We know from several international studies that the academic discipline or field of science has a major influence on how education is designed and delivered. Lecturers from different disciplines look differently at issues such as:
- what knowledge counts?
- how do we arrive at new knowledge?
- what pedagogical approaches do we use?
- and how do we test students?
We see the same in internationalisation of education. The rationale behind internationalisation and the goals of internationalisation are coloured through the lens of the academic discipline but in practice, what does this mean for lesson content and choices for internationalisation activities? What do programmes do or do not do and how can we better support teachers in internationalisation that fits the context of their programme and professional field.

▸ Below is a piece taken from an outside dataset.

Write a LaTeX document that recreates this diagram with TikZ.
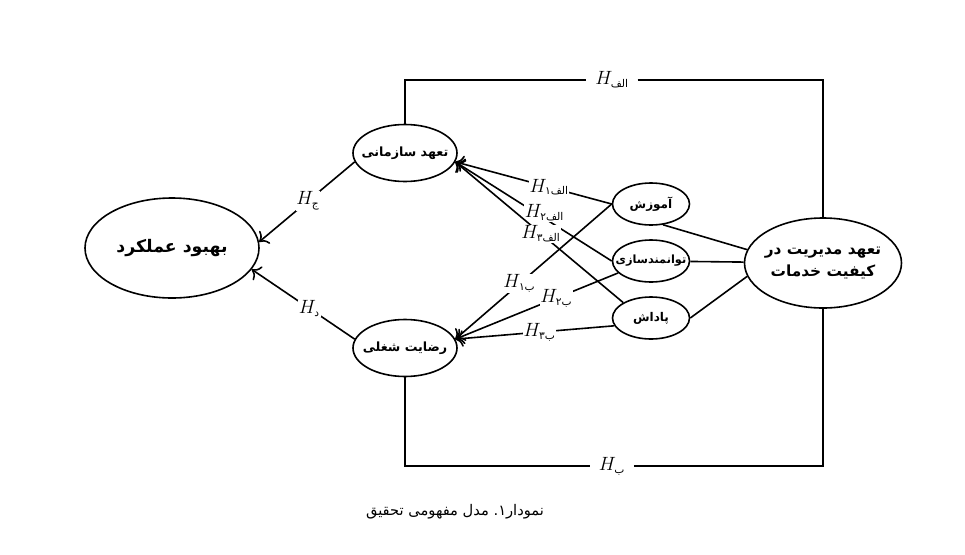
\documentclass[tikz,border=0pt]{standalone}
\usepackage{fontspec}
\usepackage{amsmath}
\usetikzlibrary{shapes.geometric,positioning,arrows.meta}
\newfontfamily\arabicfont[Script=Arabic]{DejaVu Sans}
\TeXXeTstate=1
\newcommand{\subfa}{\arabicfont\fontsize{8}{8}\selectfont}
\newcommand{\hyp}[2]{$H_{\mbox{\subfa #1}\mbox{\subfa #2}}$}
\newcommand{\fa}[1]{\makebox[0pt]{\beginR #1\endR}}

\begin{document}
\begin{tikzpicture}[x=0.75pt, y=-0.75pt, very thick, node distance=42.75pt, >={To[scale=1.4]},
    main/.style={draw, ellipse, inner sep=0pt, minimum width=78pt, minimum height=42.75pt, font=\arabicfont\bfseries\fontsize{9.5}{12}\selectfont},
    small/.style={main, minimum width=57.75pt, minimum height=31.5pt, font=\arabicfont\bfseries\fontsize{9}{11}\selectfont},
    lbl/.style={fill=white, inner sep=0.5pt, font=\fontsize{14.5}{14.5}\selectfont}]
    \useasboundingbox (0,0) rectangle (965,554);

    \node[main, minimum width=130.5pt, minimum height=75pt, font=\arabicfont\bfseries\fontsize{13}{15}\selectfont] (1) at (172,248) {\fa{بهبود عملکرد}};
    \node[main] (2) at (405,153) {\fa{تعهد سازمانی}};
    \node[main] (3) [below of = 2, node distance=146.25pt] {\fa{رضایت شغلی}};
    \node[small] (4) at (651,204) {\fa{آموزش}};
    \node[small, font=\arabicfont\bfseries\fontsize{8.5}{10}\selectfont] (5) [below of = 4] {\fa{توانمندسازی}};
    \node[small] (6) [below of = 5] {\fa{پاداش}};
    \node[main, align=center, minimum width=117.75pt, minimum height=67.5pt, font=\arabicfont\bfseries\fontsize{11.5}{17}\selectfont] (7) at (823,263) {\fa{تعهد مدیریت در}\\\fa{کیفیت خدمات}};

    \node[lbl, inner xsep=6pt] (a) at (612,80) {\hyp{}{الف}};
    \node[lbl, inner xsep=6pt] (b) at (612,466) {\hyp{}{ب}};
    \node (cap) at (455,512) {\arabicfont\fontsize{11}{13}\selectfont\beginR نمودار\mbox{۱}\mbox{.} مدل مفهومی تحقیق\endR};

    \draw[->] (2.190) -- node[lbl, pos=0.49] (hc) {\hyp{}{ج}} (1.4);
    \draw[->] (3.170) -- node[lbl, pos=0.44] (hd) {\hyp{}{د}} (1.345);

    \draw[->] (4.west) -- node[lbl, pos=0.4] (h1) {\hyp{۱}{الف}} (2.350);
    \draw[->] (5.west) -- node[lbl, pos=0.43, yshift=4pt] (h2) {\hyp{۲}{الف}} (2.350);
    \draw[->] (6.north west) -- node[lbl, pos=0.49] (h3) {\hyp{۳}{الف}} (2.350);
    \draw[->] (4.west) -- node[lbl, pos=0.59] (h4) {\hyp{۱}{ب}} (3.10);
    \draw[->] (5.200) -- node[lbl, pos=0.38] (h5) {\hyp{۲}{ب}} (3.10);
    \draw[->] (6.192) -- node[lbl, pos=0.47] (h6) {\hyp{۳}{ب}} (3.10);

    \draw (4.300) -- (7.170);
    \draw (5) -- (7);
    \draw (6.east) -- (7.190);

    \draw (2.north) |- (a);
    \draw (a) -| (7.north);
    \draw (3.south) |- (b);
    \draw (b) -| (7.south);
\end{tikzpicture}
\end{document}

In 2020 we classified 12 different programmes at The Hague University of Applied Sciences based on four academic "tribes" and surveyed them about this, Using our own internationalisation mapping tool, called THIAH (The Hague Internationalisation at Home mapping instrument), we mapped what the programmes do in terms of Internationalisation at Home and with what motivations. This showed, for example, that at some programmes, internationalisation was seen as universal (" mathematics is international, it's the same everywhere") and there is little variation in the different tools for internationalisation, while other programmes use many different tools and see internationalisation as something inherent to the discipline.
THIAH proved to be a useful tool for the participating programmes because, on the one hand, it helped them recognise the different facets of internationalisation at home and, at the same time, helped them critically reflect on why certain choices had been made. THIAH is available on request and can be taken with/without guidance.
A follow-up study is currently under way at Rotterdam University of Applied Sciences and Amsterdam University of Applied Sciences.